Legislative Alert

Letter Opposing Legislation That Would Put Workers’ Retirement Funds and the Economy’s Financial Stability at Risk

Dear Chairman Scott, Ranking Member Warren, and members of the Committee:

On behalf of the AFL-CIO, I am writing to underscore our profound concerns regarding the Responsible Financial Innovation Act. I understand that this bill could be marked up before the end of the year despite no final text being publicly released, no meaningful response to the many issues enumerated with the draft text, and the Senate Banking Committee majority declining to engage in a bipartisan drafting process. The bill’s “light touch” approach to regulating crypto puts workers’ retirement funds and the economy’s financial stability at risk from these highly volatile digital assets, enabling the crypto industry to operate in wider and deeper ways in our financial system without sufficient oversight or meaningful safeguards.

The AFL-CIO has always supported measures that properly regulate financial markets, for good reason. Time and time again, working people take the brunt of financial system meltdowns. Our jobs, ability to get loans, and retirement savings take a huge hit when the banking system or the market collapses. As taxpayers, workers are invariably called upon to bail out the very wealthy interests whose recklessness caused the meltdown.
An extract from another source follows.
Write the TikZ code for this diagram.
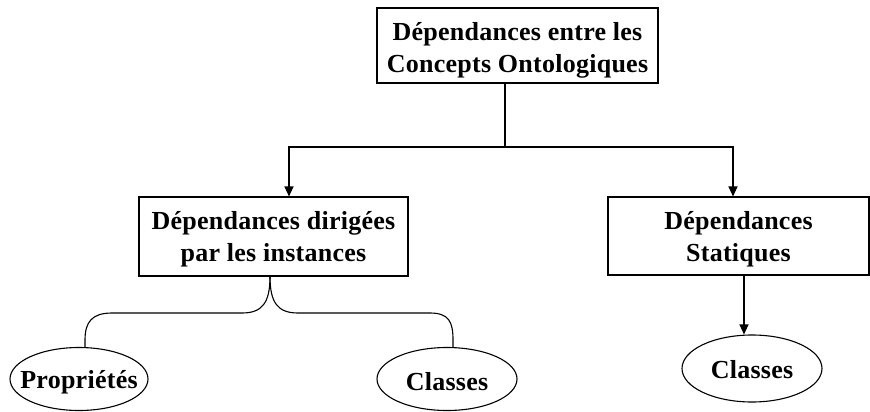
\documentclass[tikz,border=0pt]{standalone}
\usepackage{fontspec}
\setmainfont{Liberation Serif}[LetterSpace=1]
\usetikzlibrary{arrows.meta,shapes.geometric}
\begin{document}
\begin{tikzpicture}[x=1pt,y=-1pt, line width=1.1pt,
  lbl/.style={font=\bfseries\fontsize{26}{32}\selectfont, align=center, inner sep=0pt},
  box/.style={draw, rectangle, inner sep=0pt},
  oval/.style={draw, ellipse, inner sep=0pt},
  txt/.style 2 args={label={[lbl, yshift=#1]center:{#2}}},
  arr/.style={-{Triangle[width=9pt,length=10pt]}}]
\useasboundingbox (0,0) rectangle (870,412);
\node[box, minimum width=281pt, minimum height=75pt, txt={-5pt}{Dépendances entre les\\Concepts Ontologiques}] (top) at (517.5,45.5) {};
\node[box, minimum width=269pt, minimum height=79pt, txt={-3pt}{Dépendances dirigées\\par les instances}] (left) at (273.5,236.5) {};
\node[box, minimum width=261pt, minimum height=78pt, txt={-3pt}{Dépendances\\Statiques}] (right) at (738.5,236) {};
\node[oval, minimum width=138pt, minimum height=63pt, txt={-3pt}{Propriétés}] (prop) at (79,379) {};
\node[oval, minimum width=140pt, minimum height=63pt, txt={-3pt}{Classes}] (cl1) at (447,379) {};
\node[oval, minimum width=140pt, minimum height=67pt, txt={-1pt}{Classes}] (cl2) at (752,368.5) {};
\coordinate (j) at (505,147);
\draw (top.south -| j) -- (j);
\draw[arr] (j) -| ([xshift=15.5pt]left.north);
\draw[arr] (j) -| ([xshift=-5.5pt]right.north);
\draw[arr] ([xshift=5.5pt]right.south) -- ([xshift=5.5pt]right.south |- cl2.north);
\coordinate (b) at ([xshift=-3.5pt]left.south);
\draw (b) .. controls (270,303) and (262,313) .. (242,313) -- (112,313)
  .. controls (92,313) and (85,322) .. (85,340) -- (85,0 |- prop.north);
\draw (b) .. controls (270,303) and (278,313) .. (298,313) -- (430,313)
  .. controls (449,313) and (453,322) .. (453,340) -- (453,0 |- cl1.north);
\end{tikzpicture}
\end{document}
That is why we are very keen to avoid unnecessary systemic risks to the financial system.

Poorly regulated crypto mainstreamed into the banking system, the stock market, and our retirement plans poses such a risk and is precisely the effect of the Responsible Financial Innovation Act.

For example, based on the drafts we have seen, the bill would expand the ability of FDIC-backed banks and bankholding companies to hold and trade crypto assets directly, not just on behalf of their clients. This not only exposes banks to heightened risk of losses and failures, but it also puts the FDIC’s Deposit Insurance Fund at greater risk.

Additionally, the proposed language codifies the tokenization of securities and assets such that private companies have a pathway to create a shadow public stock outside of SEC oversight. These blockchain-based shadow stocks, notionally tied to the traditional public stock but trading independently, would create new risks both for the holder of the shadow stock but also the public stockholders who did not opt into this new poorly regulated securities market. We are deeply concerned about the impact this potential shadow stock trading would have on the stability of the traditional financial markets as well as their impact on retirement plans.

While retirement plans rely upon proper regulation of their underlying investments, including protection against fraud, conflicts of interest, and other unethical practices, this bill substantially weakens both federal and state enforcement tools to police these practices. For example, it creates avenues for issuers of securities to evade SEC regulation through tokenization, reduces public disclosure requirements, and preempts state level antifraud, securities, and consumer protection laws.

Overall, the bill provides the facade of regulation that may make cryptocurrency and associated assets more mainstream in portfolios, including retirement plans. The Responsible Financial Innovation Act does not protect consumers, workers, or the financial system. Instead, it exposes all to more risk. Working people need policies that effectively regulate financial markets and ensure that hard earned retirement benefits are not endangered by risky assets.

For all the reasons above and more, the AFL-CIO strongly urges you to oppose the Responsible Financial Innovation Act.